TASK TO COMPLETE –
Keep only the lines where "this" appears.

STORED DATA –
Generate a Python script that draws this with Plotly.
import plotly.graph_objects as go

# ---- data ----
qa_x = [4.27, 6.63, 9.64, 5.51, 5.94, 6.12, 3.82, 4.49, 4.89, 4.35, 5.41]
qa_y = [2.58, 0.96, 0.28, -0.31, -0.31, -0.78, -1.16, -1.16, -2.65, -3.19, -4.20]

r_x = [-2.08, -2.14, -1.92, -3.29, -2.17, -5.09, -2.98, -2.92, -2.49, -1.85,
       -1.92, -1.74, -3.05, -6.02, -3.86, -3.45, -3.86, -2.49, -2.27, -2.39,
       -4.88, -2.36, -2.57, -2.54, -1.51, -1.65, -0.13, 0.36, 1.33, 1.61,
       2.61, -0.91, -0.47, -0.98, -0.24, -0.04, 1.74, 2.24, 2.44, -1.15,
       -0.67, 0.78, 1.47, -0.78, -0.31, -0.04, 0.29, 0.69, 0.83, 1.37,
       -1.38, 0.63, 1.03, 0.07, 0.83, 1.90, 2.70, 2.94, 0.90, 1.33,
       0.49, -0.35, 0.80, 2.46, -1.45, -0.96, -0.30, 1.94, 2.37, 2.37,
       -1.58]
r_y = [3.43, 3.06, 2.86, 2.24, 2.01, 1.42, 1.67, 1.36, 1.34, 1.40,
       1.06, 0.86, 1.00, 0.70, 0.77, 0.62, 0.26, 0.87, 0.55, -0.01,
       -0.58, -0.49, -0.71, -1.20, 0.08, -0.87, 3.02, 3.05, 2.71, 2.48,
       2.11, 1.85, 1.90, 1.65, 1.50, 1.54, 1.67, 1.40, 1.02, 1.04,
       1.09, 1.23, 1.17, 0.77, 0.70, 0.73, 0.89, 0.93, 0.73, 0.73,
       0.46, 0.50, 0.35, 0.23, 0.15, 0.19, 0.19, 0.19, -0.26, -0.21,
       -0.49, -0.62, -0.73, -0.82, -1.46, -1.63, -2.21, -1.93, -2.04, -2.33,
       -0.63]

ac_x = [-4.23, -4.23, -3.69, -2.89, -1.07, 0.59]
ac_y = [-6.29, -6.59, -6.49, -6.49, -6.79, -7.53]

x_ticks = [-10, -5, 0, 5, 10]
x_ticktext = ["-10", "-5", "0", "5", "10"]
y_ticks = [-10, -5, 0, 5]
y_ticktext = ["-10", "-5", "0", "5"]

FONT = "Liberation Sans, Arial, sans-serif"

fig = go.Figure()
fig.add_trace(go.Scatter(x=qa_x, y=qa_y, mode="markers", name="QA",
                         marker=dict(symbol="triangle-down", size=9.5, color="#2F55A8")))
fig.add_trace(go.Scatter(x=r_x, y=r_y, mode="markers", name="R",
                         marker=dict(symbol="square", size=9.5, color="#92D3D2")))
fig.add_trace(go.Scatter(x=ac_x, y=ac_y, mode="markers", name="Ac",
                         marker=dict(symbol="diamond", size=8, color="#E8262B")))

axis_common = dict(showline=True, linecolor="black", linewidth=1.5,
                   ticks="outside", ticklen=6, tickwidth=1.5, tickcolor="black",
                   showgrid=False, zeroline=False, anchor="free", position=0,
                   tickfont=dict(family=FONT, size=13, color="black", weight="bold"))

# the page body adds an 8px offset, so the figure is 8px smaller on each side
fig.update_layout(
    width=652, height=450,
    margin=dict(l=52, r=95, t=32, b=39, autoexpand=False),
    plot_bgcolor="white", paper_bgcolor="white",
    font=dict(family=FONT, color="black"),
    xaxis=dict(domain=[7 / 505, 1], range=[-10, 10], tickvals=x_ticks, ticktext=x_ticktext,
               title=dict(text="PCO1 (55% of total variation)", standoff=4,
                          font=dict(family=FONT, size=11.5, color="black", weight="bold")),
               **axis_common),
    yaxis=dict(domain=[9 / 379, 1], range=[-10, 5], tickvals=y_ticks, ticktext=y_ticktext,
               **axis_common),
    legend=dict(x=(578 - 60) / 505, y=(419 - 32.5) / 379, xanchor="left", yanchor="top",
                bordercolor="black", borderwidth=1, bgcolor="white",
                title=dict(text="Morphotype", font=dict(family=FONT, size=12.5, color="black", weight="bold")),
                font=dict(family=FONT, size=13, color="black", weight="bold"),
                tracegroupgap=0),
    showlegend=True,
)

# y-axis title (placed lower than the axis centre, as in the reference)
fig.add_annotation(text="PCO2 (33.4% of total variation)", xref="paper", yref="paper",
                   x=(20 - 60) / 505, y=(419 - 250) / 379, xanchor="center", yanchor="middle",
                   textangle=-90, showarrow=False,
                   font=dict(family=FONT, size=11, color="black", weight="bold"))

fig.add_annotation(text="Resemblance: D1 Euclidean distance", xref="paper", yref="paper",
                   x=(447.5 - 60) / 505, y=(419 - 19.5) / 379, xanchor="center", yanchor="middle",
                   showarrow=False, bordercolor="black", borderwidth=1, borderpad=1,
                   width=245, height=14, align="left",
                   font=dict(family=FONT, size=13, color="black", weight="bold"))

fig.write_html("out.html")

==

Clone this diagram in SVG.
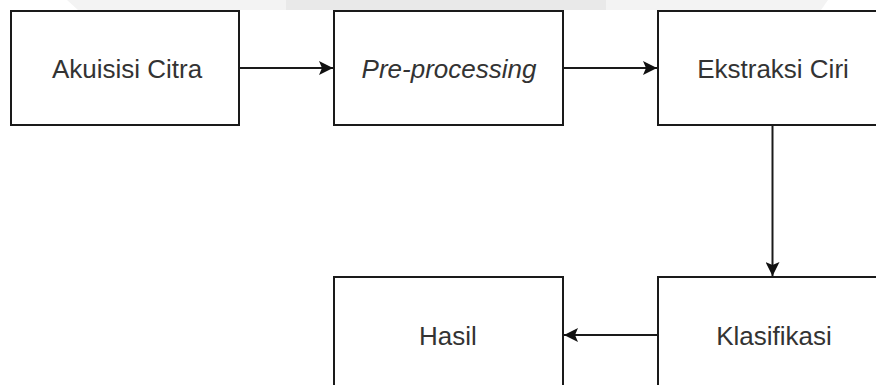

RESPONSE –
Generate a Python script that draws this with Plotly.
Clone this diagram in SVG.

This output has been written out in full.